With this historical perspective in mind and in view of the reality that the Commonwealth is permitted to appeal from the allowance of a rule 29 motion, we conclude that the order of the District Court judge that denied the defendant’s motion to revise or revoke his sentence under rule 29 was immediately appealable.4 If the circumstances reveal that the judge imposed a sentence contrary to law, it would be unfair to deny relief at the appellate level. Of course, appellate review is usually limited to errors of law. For example, review includes whether the strict jurisdictional limits for the filing of such motions have been *482met, see Commonwealth v. Layne, 386 Mass. 291, 295 (1982); Commonwealth v. Cepulonis, 18 Mass. App. Ct. 919, 920 (1984); or whether the judge has considered improper factors in formulating a sentence, see Commonwealth v. LeBlanc, 370 Mass. at 219-220; Commonwealth v. Sitko, 372 Mass. at 313-314; Aldoupolis v. Commonwealth, 386 Mass. 260, 275-276, cert. denied, 459 U. S. 864 (1982) (judge required to give notice to defendant and state reasons when increasing original sentence pursuant to rule 29). Beyond these outer limits, sentencing decisions and consequences are matters with which an appellate court has no concern.

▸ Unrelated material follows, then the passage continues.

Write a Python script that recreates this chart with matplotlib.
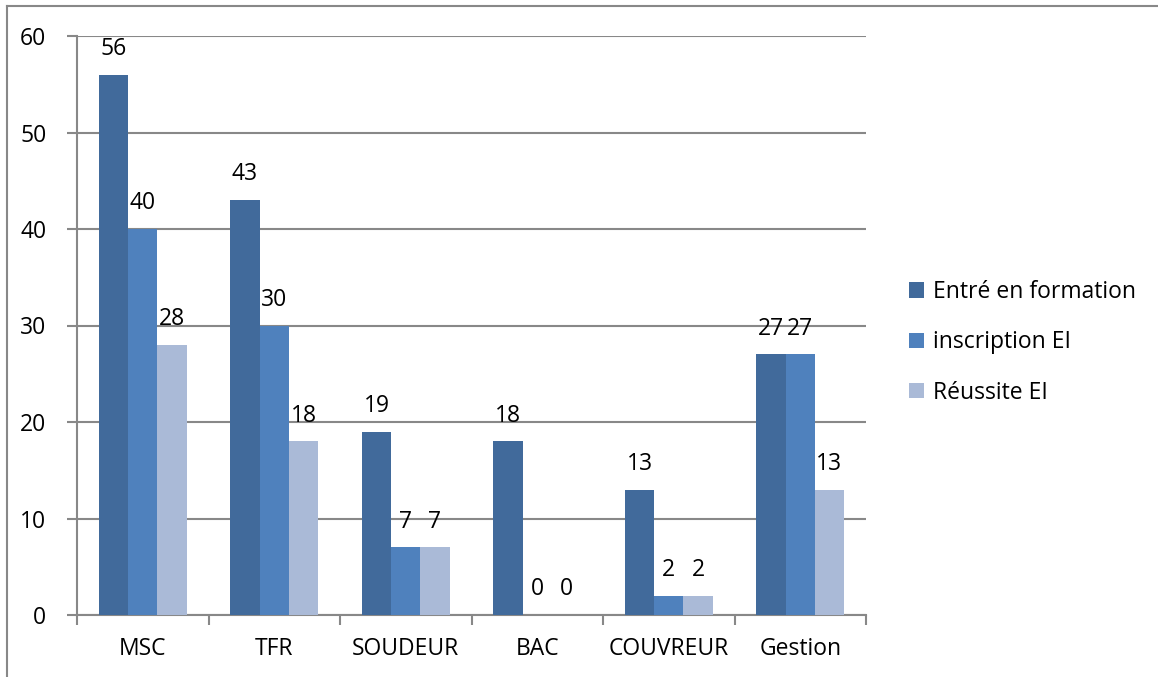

In the circumstances presented here there is no question that the judge committed no error in denying the rule 29 motion. Even if the grounds asserted were appropriate to a rule 29 motion, they do not support any relief here. If there had been, as the defendant implies, an agreement with the Commonwealth concerning the defendant’s withdrawal of his appeal from the jury session, it is not part of the record. We have not been presented with a transcript of any colloquy that took place at the jury-of-six session indicating that the defendant’s withdrawal of his appeal was subject to a favorable disposition of his rule 29 motion by the judge who imposed the original sentence. On this record, it does not appear that the defendant’s request for the court to revoke his sentence is based on factors in existence at the time the original sentence was imposed. See Commonwealth v. Derry, 26 Mass. App. Ct. 10, 12 & n.3, 13 (1988). The defendant has not asserted any ground that would justify any relief. The order denying the motion to revise and revoke the defendant’s sentence is affirmed.

So ordered.

Section (a) of rule 29, in pertinent part, provides:

“(a) Revision or Revocation. The trial judge upon his own motion or the written motion of a defendant filed within sixty days after the imposition of a sentence . . . may, upon such terms and conditions as he shall order, revise or revoke such sentence if it appears that justice may not have been done.”

Although in McGuinness v. Commonwealth, supra, the Supreme Judicial Court did not comment on the clerks’ refusals to file the notice of appeal, the case of Callahan v. Commonwealth, 416 Mass. 1010, 1010 (1994), stands for the proposition that a clerk should not refuse to file a notice of appeal in the absence of a court order containing that directive. Davis v. Tabachnick, 425 Mass. 1010, cert. denied, 118 S. Ct. 443 (1997), and cases cited.

General Laws c. 278, § 29A, was applicable to sentences imposed upon a plea without trial in the District Court, and § 29C, as inserted by St. 1962, c. 310, § 2, was applicable to sentences imposed after plea or trial in the Superior Court. Section 29C was repealed by St. 1979, c. 344, § 48.

The better practice, of course, is for the defendant to file a motion for post-conviction relief pursuant to Mass. R. Crim. R 30, 378 Mass. 900 (1979), and to take an appeal under subparagraph (e) (8) of that rule. It would be elevating form over substance, however, to hold that this is an exclusive remedy and that it is not open to the defendant to file an appeal directly from the denial of the motion to revise or revoke in order to correct an illegal sentence. In the future, therefore, a clerk should accept for filing a defendant’s notice of appeal from a rule 29 order unless there is a rule 30 motion on file. See McGuinness v. Commonwealth, 420 Mass. at 497-498.